Cass. pen. Sez. II, Sent., (ud. 13-05-2011) 27-05-2011, n. 21412

Sentenza scelta dal dott. Domenico Cirasole direttore del sito giuridico http://www.gadit.it/

Svolgimento del processo – Motivi della decisione

Con sentenza del 14 ottobre 2010, la Corte di appello di Palermo ha confermato la sentenza pronunciata dal Tribunale della medesima città il 4 giugno 2009, con la quale M.R. è stato condannato alla pena di anni due e mesi quattro di reclusione ed Euro 2.800,00 di multa quale imputato di ricettazione di due titoli di credito compendio di furto.

Propone ricorso per cassazione personalmente l’imputato, il quale deduce, nel primo motivo, la nullità della sentenza di primo grado, in quanto il suo difensore di fiducia non si sarebbe mai presentato in udienza, tant’è che venne nominato un difensore di ufficio, e non sarebbe stato informato del giudizio di primo grado dal proprio difensore presso il quale aveva eletto domicilio. Nel secondo motivo si ribadisce la innocenza dell’imputato sulla base degli stessi rilievi già dedotti in appello e disattesi da quei giudici.
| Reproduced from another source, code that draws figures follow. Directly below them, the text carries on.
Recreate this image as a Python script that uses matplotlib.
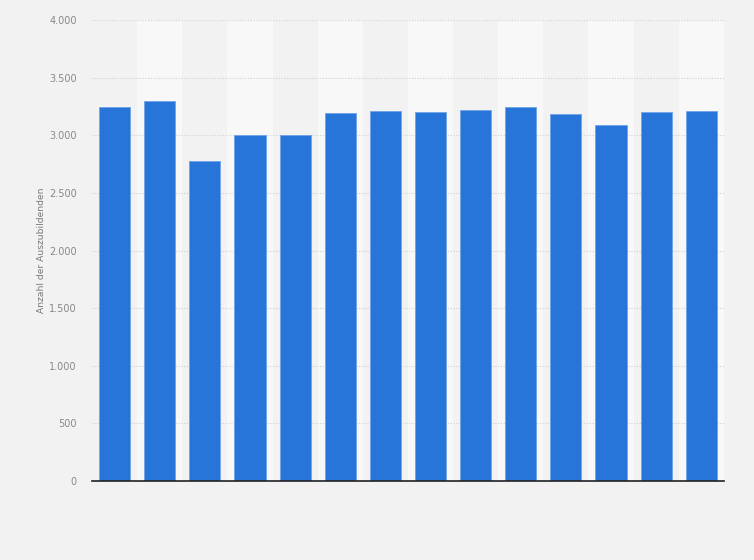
import numpy as np
import matplotlib
matplotlib.use("Agg")
import matplotlib.pyplot as plt

# ----- DATA -----
slots = list(range(14))  # no category labels shown in the chart
apprentices = [3250, 3300, 2780, 3000, 3000, 3195, 3210, 3200, 3220, 3250, 3185, 3090, 3200, 3210]
y_ticks = [0, 500, 1000, 1500, 2000, 2500, 3000, 3500, 4000]
y_tick_labels = ["0", "500", "1.000", "1.500", "2.000", "2.500", "3.000", "3.500", "4.000"]

# ----- PLOT -----
bg = "#f2f2f2"
fig = plt.figure(figsize=(7.54, 5.6), dpi=100, facecolor=bg)
ax = fig.add_axes([0.122, 0.141, 0.838, 0.823])
ax.set_facecolor(bg)

# Alternating column bands
for i in slots:
    if i % 2 == 1:
        ax.axvspan(i - 0.5, i + 0.5, color="#f8f8f8", zorder=0, lw=0)

ax.bar(slots, apprentices, width=0.69, color="#2775d8",
       edgecolor="#6fa3e8", linewidth=0.6, zorder=3)

ax.set_xlim(-0.5, 13.5)
ax.set_ylim(0, 4000)
ax.set_yticks(y_ticks)
ax.set_yticklabels(y_tick_labels)
ax.set_xticks([])

ax.grid(axis="y", color="#d0d0d0", linestyle=(0, (1, 1.5)), linewidth=0.8, zorder=1)
for s in ["top", "right", "left"]:
    ax.spines[s].set_visible(False)
ax.spines["bottom"].set_color("#222222")
ax.spines["bottom"].set_linewidth(1.2)
ax.spines["bottom"].set_zorder(4)

ax.tick_params(axis="y", length=0, pad=11, labelsize=7, labelcolor="#888888")
ax.set_ylabel("Anzahl der Auszubildenden", fontsize=6.6, color="#777777", labelpad=2)

fig.savefig("out.png", dpi=100, facecolor=bg)
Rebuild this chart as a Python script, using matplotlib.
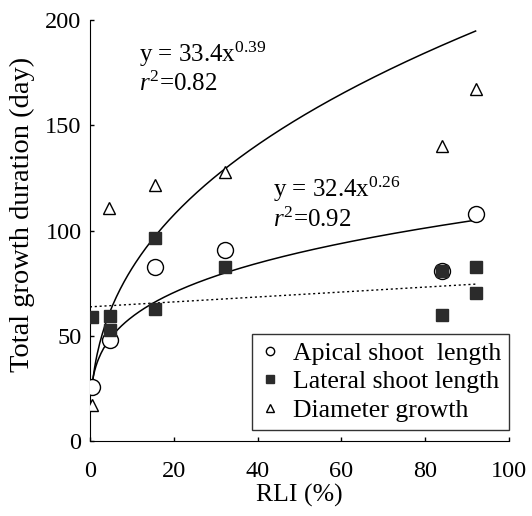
import numpy as np
import matplotlib
matplotlib.use("Agg")
import matplotlib.pyplot as plt
from matplotlib.lines import Line2D

plt.rcParams['font.family'] = ['Liberation Serif', 'DejaVu Serif']
plt.rcParams['mathtext.fontset'] = 'custom'
plt.rcParams['mathtext.rm'] = 'Liberation Serif'
plt.rcParams['mathtext.it'] = 'Liberation Serif:italic'

# Data
apical_x = [0.5, 4.7, 15.5, 32.2, 84, 92]
apical_y = [25.5, 48, 82.6, 90.7, 81, 108]

lateral_x = [0.5, 4.7, 4.9, 15.5, 15.5, 32.3, 84, 84, 92, 92]
lateral_y = [59, 59.5, 52.7, 96.4, 63, 82.6, 81, 60, 82.7, 70.5]

diam_x = [0.5, 4.6, 15.5, 32.2, 84, 92]
diam_y = [17, 110.6, 121.6, 128, 140.3, 167.5]

# fitted curves: y = a * x^b
fit1_a, fit1_b = 33.4, 0.39
fit2_a, fit2_b = 32.4, 0.26
fit_xmin, fit_xmax = 0.5, 92

# dotted linear trend end points
lin_x = [0, 92]
lin_y = [63.8, 74.6]

fig = plt.figure(figsize=(5.32, 5.16), dpi=100)
ax = fig.add_axes([0.169, 0.145, 0.788, 0.816])

xs = np.linspace(fit_xmin, fit_xmax, 300)
ax.plot(xs, fit1_a * xs ** fit1_b, color='black', lw=1.1)
ax.plot(xs, fit2_a * xs ** fit2_b, color='black', lw=1.1)
ax.plot(lin_x, lin_y, color='black', lw=1.0, ls=(0, (1.5, 2)))

ax.plot(apical_x, apical_y, 'o', ms=11.5, mfc='white', mec='black', mew=1.0, ls='none', zorder=3)
ax.plot(lateral_x, lateral_y, 's', ms=8.5, mfc='#2b2b2b', mec='#2b2b2b', ls='none', zorder=4)
ax.plot(diam_x, diam_y, '^', ms=9, mfc='white', mec='black', mew=1.0, ls='none', zorder=3)

ax.set_xlim(0, 100)
ax.set_ylim(0, 200)
ax.set_xticks([0, 20, 40, 60, 80, 100])
ax.set_yticks([0, 50, 100, 150, 200])
ax.tick_params(direction='in', length=3, width=1, labelsize=17.5)
ax.tick_params(axis='x', pad=14)
ax.tick_params(axis='y', pad=6)
ax.spines['top'].set_visible(False)
ax.spines['right'].set_visible(False)
ax.set_xlabel('RLI (%)', fontsize=18.5, labelpad=2)
ax.set_ylabel('Total growth duration (day)', fontsize=20.5)
ax.yaxis.set_label_coords(-0.131, 0.538)

ax.text(11.7, 180, 'y = 33.4x$^{0.39}$', fontsize=18)
ax.text(11.7, 166.5, r'$\mathit{r}^{2}$=0.82', fontsize=18)
ax.text(43.7, 116, 'y = 32.4x$^{0.26}$', fontsize=18)
ax.text(43.7, 101.7, r'$\mathit{r}^{2}$=0.92', fontsize=18)

handles = [
    Line2D([], [], marker='o', ls='none', ms=6, mfc='white', mec='black', mew=1.0),
    Line2D([], [], marker='s', ls='none', ms=5.5, mfc='#2b2b2b', mec='#2b2b2b'),
    Line2D([], [], marker='^', ls='none', ms=6, mfc='white', mec='black', mew=1.0),
]
labels = ['Apical shoot  length', 'Lateral shoot length', 'Diameter growth']
leg = ax.legend(handles, labels, loc='lower right', bbox_to_anchor=(1.0, 0.027),
                fontsize=18.5, frameon=True, fancybox=False, edgecolor='black',
                handlelength=0.8, handletextpad=0.5, borderpad=0.3,
                labelspacing=0.22, borderaxespad=0.0)
leg.get_frame().set_linewidth(1.0)

fig.savefig('out.png', dpi=100)
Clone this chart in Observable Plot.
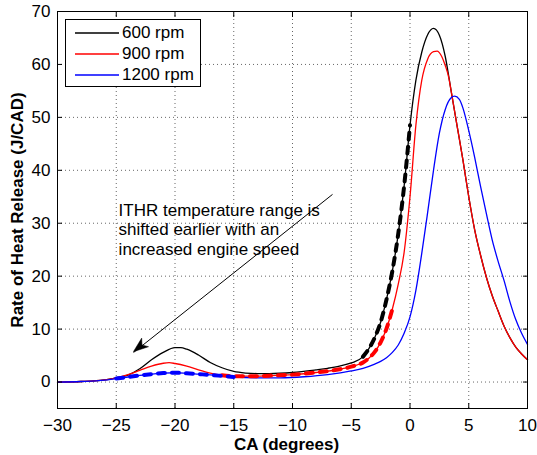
<!DOCTYPE html>
<html>
<head>
<meta charset="utf-8">
<script src="https://cdn.jsdelivr.net/npm/d3@7"></script>
<script src="https://cdn.jsdelivr.net/npm/@observablehq/plot@0.6"></script>
<style>
html,body{margin:0;padding:0;background:#fff;}
#wrap{position:relative;width:537px;height:455px;font-family:"Liberation Sans",Arial,Helvetica,sans-serif;}
#legend{position:absolute;left:65px;top:19px;width:134px;height:66px;border:1px solid #000;background:#fff;}
.lg-row{position:absolute;left:0;width:134px;height:20px;line-height:20px;font-size:17px;color:#000;white-space:nowrap;}
.lg-row svg{position:absolute;left:9px;top:9px;}
.lg-row span{position:absolute;left:56px;top:0;}
</style>
</head>
<body>
<div id="wrap"><div id="legend"></div></div>
<script>
// ---- data ----
const seriesNames = ["600 rpm", "900 rpm", "1200 rpm"];
const seriesColors = ["#000000", "#ff0000", "#0000ff"];

const ca600  = [-30,-28,-26,-25,-24,-23,-22,-21,-20,-19.5,-19,-18,-17,-16,-15,-14,-13,-12,-10,-8,-7,-6,-5,-4,-3.5,-3,-2.5,-2,-1.5,-1,-0.5,0,0.5,1,1.5,2,2.5,3,3.5,4,4.5,5,5.5,6,6.5,7,7.5,8,8.5,9,9.5,10];
const rhr600 = [0,0.1,0.4,0.8,1.3,2.5,4.2,5.6,6.5,6.5,6.2,5.1,3.7,2.7,2.0,1.7,1.6,1.6,1.8,2.3,2.6,3.0,3.6,4.8,6.3,8.4,11.3,15.6,21,28,37,48.5,57,62.3,65.6,66.8,65.5,61.5,55,48.5,42,35,28.8,24,19.8,16.3,13.4,10.6,8.4,6.6,5.3,4.2];

const ca900  = [-30,-28,-26,-25,-24,-23,-22,-21,-20.5,-20,-19,-18,-17,-16,-15,-13,-12,-10,-8,-6,-5,-4,-3.5,-3,-2.5,-2,-1.5,-1,-0.5,0,0.5,1,1.5,2,2.3,2.7,3,3.3,3.5,4,4.5,5,5.5,6,6.5,7,7.5,8,8.5,9,9.5,10];
const rhr900 = [0,0.1,0.4,0.8,1.4,2.2,3.0,3.55,3.65,3.5,3.0,2.3,1.7,1.3,1.1,1.1,1.2,1.4,1.8,2.4,2.9,3.7,4.5,5.7,7.5,10.1,13.8,18.5,24.5,35,48.5,57,61,62.4,62.5,61.5,59.8,57.5,55,48.5,42,35,28.8,24,19.8,16.3,13.4,10.6,8.4,6.6,5.3,4.2];

const ca1200  = [-30,-28,-26,-25,-24,-23,-22,-21,-20,-19,-18,-17,-16,-15,-13,-11,-9,-7,-5,-4,-3,-2.5,-2,-1.5,-1,-0.5,0,0.5,1,1.5,2,2.5,3,3.5,3.8,4.2,4.5,5,5.5,6,6.5,7,7.5,8,8.5,9,9.5,10];
const rhr1200 = [0,0.1,0.35,0.65,0.95,1.25,1.5,1.7,1.75,1.65,1.5,1.35,1.15,0.95,0.8,0.8,1.0,1.4,2.1,2.6,3.4,3.9,4.6,5.6,7.0,9.2,12.3,17.3,24.3,32,40,47,51.5,53.7,54,53.4,51.8,47.5,42.5,37,31.8,26.8,22.8,19.2,15.2,11.8,9.2,7.1];

// ITHR range highlighted (thick dashed) on each curve
const dashFrom = [-4, -16, -25];
const dashTo   = [0, -1.5, -15];

const xTicks = [-30,-25,-20,-15,-10,-5,0,5,10];
const yTicks = [0,10,20,30,40,50,60,70];
const xLabel = "CA (degrees)";
const yLabel = "Rate of Heat Release (J/CAD)";

const noteLines = ["ITHR temperature range is", "shifted earlier with an", "increased engine speed"];
const noteX = [-24.8];
const noteY = [34.1];
const arrowX1 = [-6.62], arrowY1 = [35.4];
const arrowX2 = [-23.5], arrowY2 = [5.63];

// ---- build tables ----
const caAll = [ca600, ca900, ca1200];
const rhrAll = [rhr600, rhr900, rhr1200];
const rows = [];
seriesNames.forEach((name, s) => {
  caAll[s].forEach((x, i) => {
    rows.push({series: name, x, y: rhrAll[s][i], dashed: x >= dashFrom[s] && x <= dashTo[s]});
  });
});
const dashedRows = rows.filter(d => d.dashed);
const notes = [{x: noteX[0], y: noteY[0], text: noteLines.join("\n")}];
const arrows = [{x1: arrowX1[0], y1: arrowY1[0], x2: arrowX2[0], y2: arrowY2[0]}];

const font = "Liberation Sans, Arial, Helvetica, sans-serif";

const chart = Plot.plot({
  width: 537,
  height: 455,
  marginLeft: 57,
  marginRight: 10,
  marginTop: 11,
  marginBottom: 47,
  style: {fontFamily: font, fontSize: "17px", color: "#000", background: "#fff"},
  x: {domain: [-30, 10]},
  y: {domain: [-5, 70]},
  color: {domain: seriesNames, range: seriesColors},
  marks: [
    Plot.gridX(xTicks.slice(1, -1), {stroke: "#000", strokeOpacity: 0.6, strokeDasharray: "1,3"}),
    Plot.gridY(yTicks.slice(0, -1), {stroke: "#000", strokeOpacity: 0.6, strokeDasharray: "1,3"}),
    Plot.line(rows, {x: "x", y: "y", z: "series", stroke: "series", strokeWidth: 1.3, curve: "monotone-x"}),
    Plot.line(dashedRows, {x: "x", y: "y", z: "series", stroke: "series", strokeWidth: 4, strokeDasharray: "7,7", curve: "monotone-x"}),
    Plot.frame({stroke: "#000", strokeWidth: 1}),
    Plot.axisX(xTicks, {anchor: "bottom", tickSize: -5, tickPadding: 15, label: null, fontSize: 17}),
    Plot.axisX(xTicks, {anchor: "top", tickSize: -5, tickFormat: () => "", label: null}),
    Plot.axisY(yTicks, {anchor: "left", tickSize: -5, tickPadding: 12, label: null, fontSize: 17}),
    Plot.axisY(yTicks, {anchor: "right", tickSize: -5, tickFormat: () => "", label: null}),
    Plot.text([xLabel], {frameAnchor: "bottom", dy: 36, dx: -6, fontWeight: "bold", fontSize: 17, lineAnchor: "middle", textAnchor: "middle"}),
    Plot.text([yLabel], {frameAnchor: "left", dx: -40, rotate: -90, fontWeight: "bold", fontSize: 17, textAnchor: "middle", lineAnchor: "middle"}),
    Plot.text(notes, {x: "x", y: "y", text: "text", textAnchor: "start", lineAnchor: "top", lineHeight: 1.16, fontSize: 17}),
    Plot.arrow(arrows, {x1: "x1", y1: "y1", x2: "x2", y2: "y2", stroke: "#000", strokeWidth: 1, headLength: 0})
  ]
});

document.getElementById("wrap").prepend(chart);

// filled notched arrow head (MATLAB style) positioned with the chart's scales
const sx = chart.scale("x"), sy = chart.scale("y");
arrows.forEach(a => {
  const X1 = sx.apply(a.x1), Y1 = sy.apply(a.y1), X2 = sx.apply(a.x2), Y2 = sy.apply(a.y2);
  const len = Math.hypot(X2 - X1, Y2 - Y1);
  const ux = (X2 - X1) / len, uy = (Y2 - Y1) / len;
  const nx = -uy, ny = ux;
  const L = 15, W = 5.5, N = 4;
  const pts = [
    [X2, Y2],
    [X2 - L * ux + W * nx, Y2 - L * uy + W * ny],
    [X2 - (L - N) * ux, Y2 - (L - N) * uy],
    [X2 - L * ux - W * nx, Y2 - L * uy - W * ny]
  ];
  d3.select(chart).append("path")
    .attr("d", "M" + pts.map(p => p.join(",")).join("L") + "Z")
    .attr("fill", "#000").attr("stroke", "#000").attr("stroke-width", 0.5);
});

// legend
const legend = document.getElementById("legend");
const rowCenters = [13, 34, 55];
seriesNames.forEach((name, i) => {
  const row = document.createElement("div");
  row.className = "lg-row";
  row.style.top = (rowCenters[i] - 10) + "px";
  row.innerHTML = `<svg width="44" height="2"><line x1="0" y1="1" x2="44" y2="1" stroke="${seriesColors[i]}" stroke-width="1.3"/></svg><span>${name}</span>`;
  legend.appendChild(row);
});
</script>
</body>
</html>
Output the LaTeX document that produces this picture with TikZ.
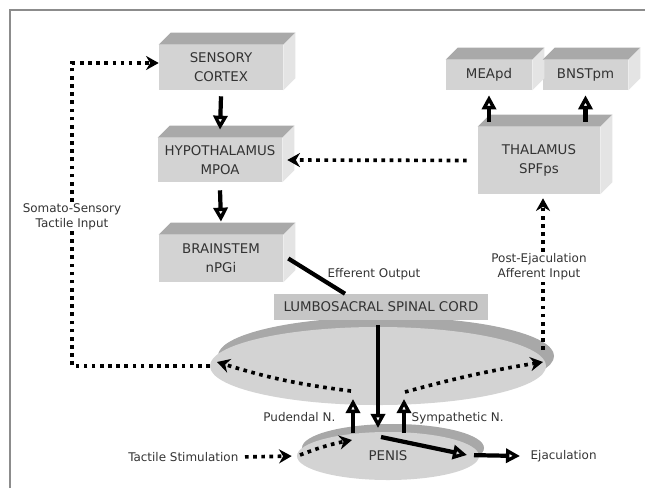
\documentclass[tikz,border=0pt]{standalone}
\usepackage{fontspec}
\setmainfont{DejaVu Sans}
\usepackage{xcolor}
\definecolor{ink}{HTML}{333333}
\definecolor{face}{HTML}{D3D3D3}
\definecolor{lid}{HTML}{A9A9A9}
\definecolor{flank}{HTML}{E4E4E4}
\definecolor{rim}{HTML}{A8A8A8}
\definecolor{cordgray}{HTML}{C6C6C6}
\definecolor{frame}{HTML}{8C8C8C}
\usetikzlibrary{arrows.meta,calc,shapes.geometric,shadows}

\begin{document}
\begin{tikzpicture}[
      x=0.025cm, y=-0.025cm,
      every node/.style={font=\fontsize{8.5}{10.5}\selectfont, text=ink},
      cube/.style={fill=face, inner sep=0pt, align=center,
        font=\fontsize{9.5}{13.5}\selectfont},
      disk/.style 2 args={ellipse, fill=face, inner sep=0pt,
        drop shadow={shadow xshift=#1, shadow yshift=#2, fill=rim, opacity=1}},
      lbl/.style={inner sep=1pt, align=center},
      arr/.style={-{Triangle[open, length=10pt, width=10pt, line width=2.4pt]}, line width=3pt},
      darr/.style={-{Stealth[length=9pt, width=10pt]}, line width=2.6pt, dash pattern=on 2.6pt off 3.2pt},
    ]
      \useasboundingbox (0,0) rectangle (645,488);
      \draw[frame, line width=1pt] (10,488) -- (10,10) -- (645,10);

      % brain boxes
      \node[cube, minimum width=3.1cm, minimum height=1.125cm] (sensory) at (221,67.5) {SENSORY\\CORTEX};
      \node[cube, minimum width=3.1cm, minimum height=1.1cm] (hypo) at (220,160) {HYPOTHALAMUS\\MPOA};
      \node[cube, minimum width=3.1cm, minimum height=1.175cm] (brain) at (221,258.5) {BRAINSTEM\\nPGi};
      \node[cube, minimum width=3.05cm, minimum height=1.675cm] (thal) at (539,160.5) {THALAMUS\\SPFps};
      \node[cube, minimum width=2.15cm, minimum height=0.75cm] (mea) at (489,75) {MEApd};
      \node[cube, minimum width=2.125cm, minimum height=0.75cm] (bnst) at (585.5,75) {BNSTpm};
      \foreach \n in {sensory,hypo,brain,thal,mea,bnst}{
        \fill[lid] (\n.north west) -- ++(12,-12) -- ([shift={(12,-12)}]\n.north east) -- (\n.north east) -- cycle;
        \fill[flank] (\n.north east) -- ++(12,-12) -- ([shift={(12,-12)}]\n.south east) -- (\n.south east) -- cycle;
      }

      % spinal cord and penis
      \node[disk={0.2cm}{0.25cm}, minimum width=8.4cm, minimum height=1.95cm] (cord) at (378,366) {};
      \node[fill=cordgray, minimum width=5.35cm, minimum height=0.65cm, inner sep=0pt,
        font=\fontsize{9.5}{11}\selectfont] (lumbo) at (381,307) {LUMBOSACRAL SPINAL CORD};
      \node[disk={0.125cm}{0.2cm}, minimum width=4.55cm, minimum height=1.2cm,
        font=\fontsize{9.5}{11}\selectfont] (penis) at (388,456) {PENIS};

      \coordinate (ltop) at (72,63);
      \coordinate (cl1) at (351,391);
      \coordinate (cl2) at (217,362);
      \coordinate (cr1) at (405,392);
      \coordinate (cr2) at (543,362);
      \coordinate (rbot) at (543,350);
      \coordinate (pd1) at (300,455);
      \coordinate (pd2) at (352,440);
      \coordinate (spin) at (378,428);
      \coordinate (pe1) at (381,437);
      \coordinate (pe2) at (467,455);
      \coordinate (pud1) at (353,433);
      \coordinate (pud2) at (353,399);
      \coordinate (sym1) at (404,433);
      \coordinate (sym2) at (404,399);

      \node[lbl, anchor=east] (tact) at (240,457) {Tactile Stimulation};
      \node[lbl, anchor=west] (ejac) at (529,456) {Ejaculation};

      % solid pathways
      \draw[arr] ([yshift=-0.15cm]sensory.south) -- ([yshift=0.2cm]hypo.north);
      \draw[arr] ([yshift=-0.2cm]hypo.south) -- ([yshift=0.325cm]brain.north);
      \draw[line width=3pt] ([xshift=0.125cm]brain.east) -- ([xshift=-0.9cm]lumbo.north);
      \draw[arr] ($(lumbo.south -| spin)+(0,5)$) -- (spin);
      \draw[arr] (pe1) -- (pe2);
      \draw[arr, shorten <=0.175cm] (pe2) -- ([xshift=-0.225cm]ejac.west);
      \draw[arr] (pud1) -- (pud2);
      \draw[arr] (sym1) -- (sym2);
      \draw[arr, shorten <=0.125cm, shorten >=0.125cm] (mea.south |- thal.north) -- (mea.south);
      \draw[arr, shorten <=0.125cm, shorten >=0.125cm] (bnst.south |- thal.north) -- (bnst.south);

      % dotted pathways
      \draw[darr] (cl1) to[bend left=5] (cl2);
      \draw[darr] (cr1) to[bend left=3] (cr2);
      \draw[darr] (cord.west) -| (ltop) -- (sensory.west |- ltop);
      \draw[darr, shorten >=0.1cm] (rbot) -- (rbot |- thal.south);
      \draw[darr, shorten <=0.275cm, shorten >=0.125cm] (thal.west) -- (hypo.east);
      \draw[darr, shorten <=0.125cm, shorten >=0.125cm] (tact.east) -- (penis.west);
      \draw[darr] (pd1) to[bend left=5] (pd2);

      % labels
      \node[lbl, fill=white] (somato) at (72,217) {Somato-Sensory\\Tactile Input};
      \node[lbl, fill=white] (postej) at (539,267) {Post-Ejaculation\\Afferent Input};
      \node[lbl, anchor=west] (effout) at (326,274) {Efferent Output};
      \node[lbl, anchor=east] (pud) at (337,417) {Pudendal N.};
      \node[lbl, anchor=west] (symp) at (410,418) {Sympathetic N.};
    \end{tikzpicture}
\end{document}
Si lamenta, poi, che la recidiva sarebbe stata ritenuta anche in forza di una sentenza poi revocata e si contestano i rilievi svolti dalla Corte territoriale per suffragare la sussistenza della aggravante di cui all’art. 62 c.p., n. 4. Reiterandosi, poi, censure già dedotte e disattese in appello, si lamenta la mancata applicazione della attenuante di cui all’art. 648 c.p., comma 2, e delle attenuanti generiche.

Il primo motivo è del tutto inconsistente, in quanto la scelta del difensore di fiducia di non comparire alla udienza è ovviamente del tutto insindacabile e non può certo integrare la prospettata nullità assoluta; così come insindacabili sono i rapporti interni tra difensore domiciliatario e imputato, specie laddove i diritti di impugnazione siano stati, come nel caso in esame, concretamente esercitati. Quanto ai restanti motivi, gli stessi risultano nella sostanza meramente reiterativi di questioni tutte già devolute e motivatamente disattese dai giudici del gravame, con sviluppo argomentativo puntuale e logico, e rispetto al quale il ricorrente non frappone una effettiva ed autonoma critica impugnatoria. La giurisprudenza di questa Corte è infatti ormai da tempo consolidata nell’affermare che deve essere ritenuto inammissibile il ricorso per cassazione fondato su motivi che riproducono le stesse ragioni già discusse e ritenute infondate dal giudice del gravame, dovendosi gli stessi considerare non specifici. La mancanza di specificità del motivo, infatti, deve essere apprezzata non solo per la sua genericità, intesa come indeterminatezza, ma anche per la mancanza di correlazione tra le ragioni argomentate dalla decisione impugnata e quelle poste a fondamento dell’impugnazione, dal momento che quest’ultima non può ignorare le esplicitazioni del giudice censurato senza cadere nel vizio di aspecificità che conduce, a norma dell’art. 591 c.p.p., comma 1, lett. c), alla inammissibilità della impugnazione (Cass., Sez. 1, 30 settembre 2004, Burzotta;

Cass., Sez. 6, 8 ottobre 2002, Notaristefano; Cass., Sez. 4, 11 aprile 2001 Cass., Sez. 4, 29 marzo 2000, Barone; Cass., Sez. 4, 18 settembre 1997, Ahmetovic).

Alla declaratoria di inammissibilità del ricorso segue la condanna del ricorrente al pagamento delle spese processuali ed al versamento alla Cassa delle ammende di una somma che si stima equo determinare in Euro 1.000,00 alla luce dei principi affermati dalla Corte costituzionale nella sentenza n. 186 del 2000.
P.Q.M.

Dichiara inammissibile il ricorso e condanna il ricorrente al pagamento delle spese processuali e della somma di Euro Mille in favore della Cassa delle ammende.

Testo non ufficiale. La sola stampa del bollettino ufficiale ha carattere legale.